En este país nuestro de los recortes, parece molesta todo lo que suene a social molesta, o al menos resulta sospechoso. Y, sin embargo, más tarde o más temprano, al final todos acabamos necesitando ayuda, incluso los que se pasan la vida despotricando contra el despilfarro y las políticas sociales.
En las últimas semanas, una disputa con una compañía telefónica traía a mal traer al que suscribe; que si te vas con otro me tienes que pagar tropecientos euros, decían ellos, que si nanay, decía yo; que si te mando a mis abogados, fanfarroneaban, que si te devuelvo el recibo, contraatacaba yo… Vamos, que al final la cosa pintaba tan fea, que ya debían de estar sacando brillo a mi nombre en uno de esos ficheros donde más vale ni asomar, una lista negra de malos pagadores.

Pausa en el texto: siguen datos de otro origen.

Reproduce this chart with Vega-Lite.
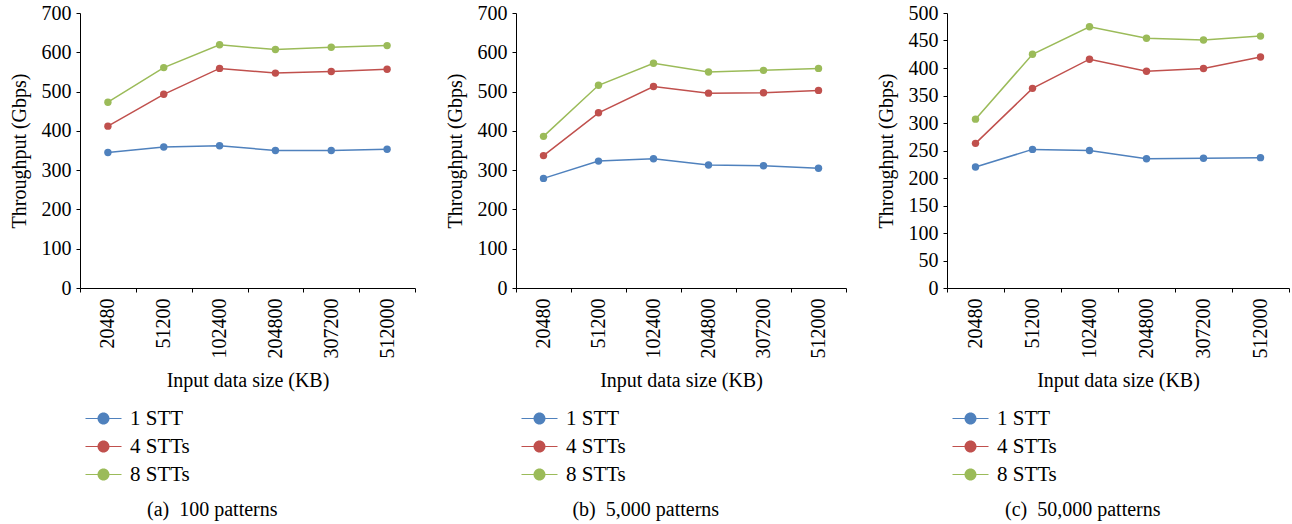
{
  "$schema": "https://vega.github.io/schema/vega-lite/v6.json",
  "background": "white",
  "padding": {"left": 9, "top": 3, "right": 2, "bottom": 2},
  "config": {
    "font": "Liberation Serif",
    "view": {"stroke": null},
    "axis": {
      "labelFont": "Liberation Serif",
      "titleFont": "Liberation Serif",
      "labelFontSize": 20,
      "titleFontSize": 20,
      "titleFontWeight": "normal",
      "labelColor": "black",
      "titleColor": "black",
      "domainColor": "black",
      "tickColor": "black",
      "grid": false,
      "tickSize": 4
    },
    "legend": {
      "labelFont": "Liberation Serif",
      "labelFontSize": 21,
      "labelColor": "black"
    },
    "title": {"font": "Liberation Serif", "fontSize": 20, "fontWeight": "normal", "color": "black"}
  },
  "data": {
    "values": [
      {"panel": "a", "size": 20480, "series": "1 STT", "value": 345},
      {"panel": "a", "size": 51200, "series": "1 STT", "value": 359},
      {"panel": "a", "size": 102400, "series": "1 STT", "value": 362},
      {"panel": "a", "size": 204800, "series": "1 STT", "value": 350},
      {"panel": "a", "size": 307200, "series": "1 STT", "value": 350},
      {"panel": "a", "size": 512000, "series": "1 STT", "value": 353},
      {"panel": "a", "size": 20480, "series": "4 STTs", "value": 412},
      {"panel": "a", "size": 51200, "series": "4 STTs", "value": 493},
      {"panel": "a", "size": 102400, "series": "4 STTs", "value": 559},
      {"panel": "a", "size": 204800, "series": "4 STTs", "value": 547},
      {"panel": "a", "size": 307200, "series": "4 STTs", "value": 551},
      {"panel": "a", "size": 512000, "series": "4 STTs", "value": 557},
      {"panel": "a", "size": 20480, "series": "8 STTs", "value": 473},
      {"panel": "a", "size": 51200, "series": "8 STTs", "value": 561},
      {"panel": "a", "size": 102400, "series": "8 STTs", "value": 619},
      {"panel": "a", "size": 204800, "series": "8 STTs", "value": 607},
      {"panel": "a", "size": 307200, "series": "8 STTs", "value": 613},
      {"panel": "a", "size": 512000, "series": "8 STTs", "value": 617},
      {"panel": "b", "size": 20480, "series": "1 STT", "value": 279},
      {"panel": "b", "size": 51200, "series": "1 STT", "value": 323},
      {"panel": "b", "size": 102400, "series": "1 STT", "value": 329},
      {"panel": "b", "size": 204800, "series": "1 STT", "value": 313},
      {"panel": "b", "size": 307200, "series": "1 STT", "value": 311},
      {"panel": "b", "size": 512000, "series": "1 STT", "value": 305},
      {"panel": "b", "size": 20480, "series": "4 STTs", "value": 337},
      {"panel": "b", "size": 51200, "series": "4 STTs", "value": 446},
      {"panel": "b", "size": 102400, "series": "4 STTs", "value": 513},
      {"panel": "b", "size": 204800, "series": "4 STTs", "value": 496},
      {"panel": "b", "size": 307200, "series": "4 STTs", "value": 497},
      {"panel": "b", "size": 512000, "series": "4 STTs", "value": 503},
      {"panel": "b", "size": 20480, "series": "8 STTs", "value": 386},
      {"panel": "b", "size": 51200, "series": "8 STTs", "value": 516},
      {"panel": "b", "size": 102400, "series": "8 STTs", "value": 572},
      {"panel": "b", "size": 204800, "series": "8 STTs", "value": 550},
      {"panel": "b", "size": 307200, "series": "8 STTs", "value": 554},
      {"panel": "b", "size": 512000, "series": "8 STTs", "value": 559},
      {"panel": "c", "size": 20480, "series": "1 STT", "value": 220},
      {"panel": "c", "size": 51200, "series": "1 STT", "value": 252},
      {"panel": "c", "size": 102400, "series": "1 STT", "value": 250},
      {"panel": "c", "size": 204800, "series": "1 STT", "value": 235},
      {"panel": "c", "size": 307200, "series": "1 STT", "value": 236},
      {"panel": "c", "size": 512000, "series": "1 STT", "value": 237},
      {"panel": "c", "size": 20480, "series": "4 STTs", "value": 263},
      {"panel": "c", "size": 51200, "series": "4 STTs", "value": 363},
      {"panel": "c", "size": 102400, "series": "4 STTs", "value": 416},
      {"panel": "c", "size": 204800, "series": "4 STTs", "value": 394},
      {"panel": "c", "size": 307200, "series": "4 STTs", "value": 399},
      {"panel": "c", "size": 512000, "series": "4 STTs", "value": 420},
      {"panel": "c", "size": 20480, "series": "8 STTs", "value": 307},
      {"panel": "c", "size": 51200, "series": "8 STTs", "value": 425},
      {"panel": "c", "size": 102400, "series": "8 STTs", "value": 475},
      {"panel": "c", "size": 204800, "series": "8 STTs", "value": 454},
      {"panel": "c", "size": 307200, "series": "8 STTs", "value": 451},
      {"panel": "c", "size": 512000, "series": "8 STTs", "value": 458}
    ]
  },
  "resolve": {"scale": {"y": "independent"}, "legend": {"color": "independent"}},
  "spacing": 29,
  "hconcat": [
    {
      "width": 335, "height": 275,
      "title": {"text": "(a)\u00a0 100 patterns", "orient": "bottom", "anchor": "middle", "frame": "bounds", "offset": 15},
      "transform": [{"filter": "datum.panel === 'a'"}],
      "encoding": {
        "x": {"field": "size", "type": "ordinal", "bandPosition": 0.5, "scale": {"type": "band", "paddingInner": 0, "paddingOuter": 0},
              "axis": {"title": "Input data size (KB)", "labelAngle": -90, "tickBand": "extent", "labelPadding": 6, "titlePadding": 12}},
        "y": {"field": "value", "type": "quantitative", "scale": {"domain": [0, 700], "nice": false},
              "axis": {"title": "Throughput (Gbps)", "values": [0,100,200,300,400,500,600,700], "titlePadding": 12, "labelPadding": 5}},
        "color": {"field": "series", "type": "nominal",
                  "scale": {"domain": ["1 STT", "4 STTs", "8 STTs"], "range": ["#4F81BD", "#C0504D", "#9BBB59"]},
                  "legend": {"title": null, "orient": "bottom", "direction": "vertical", "offset": 18,
                       "symbolType": "M-3,-0.1H-1V0.1H-3Z M1,-0.1H3V0.1H1Z M-1,0A1,1 0 1,1 1,0A1,1 0 1,1 -1,0Z",
                       "symbolSize": 144, "symbolOpacity": 1, "symbolStrokeWidth": 0, "labelOffset": 16, "rowPadding": 6, "padding": 0, "symbolOffset": 13}}
      },
      "layer": [
        {"mark": {"type": "line", "strokeWidth": 1.5}},
        {"mark": {"type": "point", "filled": true, "size": 55, "opacity": 1}}
      ]
    },
    {
      "width": 330, "height": 275,
      "title": {"text": "(b)\u00a0 5,000 patterns", "orient": "bottom", "anchor": "middle", "frame": "bounds", "offset": 15},
      "transform": [{"filter": "datum.panel === 'b'"}],
      "encoding": {
        "x": {"field": "size", "type": "ordinal", "bandPosition": 0.5, "scale": {"type": "band", "paddingInner": 0, "paddingOuter": 0},
              "axis": {"title": "Input data size (KB)", "labelAngle": -90, "tickBand": "extent", "labelPadding": 6, "titlePadding": 12}},
        "y": {"field": "value", "type": "quantitative", "scale": {"domain": [0, 700], "nice": false},
              "axis": {"title": "Throughput (Gbps)", "values": [0,100,200,300,400,500,600,700], "titlePadding": 12, "labelPadding": 5}},
        "color": {"field": "series", "type": "nominal",
                  "scale": {"domain": ["1 STT", "4 STTs", "8 STTs"], "range": ["#4F81BD", "#C0504D", "#9BBB59"]},
                  "legend": {"title": null, "orient": "bottom", "direction": "vertical", "offset": 18,
                       "symbolType": "M-3,-0.1H-1V0.1H-3Z M1,-0.1H3V0.1H1Z M-1,0A1,1 0 1,1 1,0A1,1 0 1,1 -1,0Z",
                       "symbolSize": 144, "symbolOpacity": 1, "symbolStrokeWidth": 0, "labelOffset": 16, "rowPadding": 6, "padding": 0, "symbolOffset": 13}}
      },
      "layer": [
        {"mark": {"type": "line", "strokeWidth": 1.5}},
        {"mark": {"type": "point", "filled": true, "size": 55, "opacity": 1}}
      ]
    },
    {
      "width": 342, "height": 275,
      "title": {"text": "(c)\u00a0 50,000 patterns", "orient": "bottom", "anchor": "middle", "frame": "bounds", "offset": 15},
      "transform": [{"filter": "datum.panel === 'c'"}],
      "encoding": {
        "x": {"field": "size", "type": "ordinal", "bandPosition": 0.5, "scale": {"type": "band", "paddingInner": 0, "paddingOuter": 0},
              "axis": {"title": "Input data size (KB)", "labelAngle": -90, "tickBand": "extent", "labelPadding": 6, "titlePadding": 12}},
        "y": {"field": "value", "type": "quantitative", "scale": {"domain": [0, 500], "nice": false},
              "axis": {"title": "Throughput (Gbps)", "values": [0,50,100,150,200,250,300,350,400,450,500], "titlePadding": 12, "labelPadding": 5}},
        "color": {"field": "series", "type": "nominal",
                  "scale": {"domain": ["1 STT", "4 STTs", "8 STTs"], "range": ["#4F81BD", "#C0504D", "#9BBB59"]},
                  "legend": {"title": null, "orient": "bottom", "direction": "vertical", "offset": 18,
                       "symbolType": "M-3,-0.1H-1V0.1H-3Z M1,-0.1H3V0.1H1Z M-1,0A1,1 0 1,1 1,0A1,1 0 1,1 -1,0Z",
                       "symbolSize": 144, "symbolOpacity": 1, "symbolStrokeWidth": 0, "labelOffset": 16, "rowPadding": 6, "padding": 0, "symbolOffset": 13}}
      },
      "layer": [
        {"mark": {"type": "line", "strokeWidth": 1.5}},
        {"mark": {"type": "point", "filled": true, "size": 55, "opacity": 1}}
      ]
    }
  ]
}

Así que, visto el tamaño del enemigo, lo más cabal parecía buscar refuerzos. Y los encontré al lado de casa, en la oficina de consumo que el ayuntamiento de Camargo tiene casi escondida al final del parque de la Cros. Mi paladín se llamaba Lorena, y casi no hizo falta ni explicarle nada: ya sabía de sobra de qué le hablaba.
En apenas tres días, los dragones telefónicos dejaron de echar fuego por la boca, y todo era vino y rosas, como si nos hubiéramos ido a vivir en un anuncio. Incluso se empeñaron en convencerme de que tenían razón, pero por ‘deferencia comercial’ se avenían a perdonarme la penalización por abandono que llevaban semanas intentando sablearme, por lo civil o por lo criminal. Vamos, que mano de santo. Tuviera quien tuviera razón, con un mindundi se ponen muy gallos, pero contra la oficina de consumo ya no se pinan tanto.
Al final, vivimos en una absoluta indefensión, a merced de lo que convenga en cada momento a las grandes compañías que nos dan trabajo, nos aprovisionan de sus mercancías o deciden lo que tiene que gustarnos y lo que no. Y cuando entramos en conflicto con ellas, no nos atrevemos ni a rechistar siquiera; en muchos casos, porque nos damos por vencidos de antemano –qué va a hacer uno contra una multinacional todopoderosa…–, en otros porque desconocemos que existen recursos para ayudar a los ciudadanos, y en otros porque nos dejamos llevar por el desánimo general que malicia que esos ‘servicios sociales’ no sirven para nada.
Y no podía ser más al contrario: cuando uno topa con trabajadores públicos tan entregados, tan convencidos de su labor y, sobre todo, tan eficaces, se da cuenta de que las cosas sí que funcionan.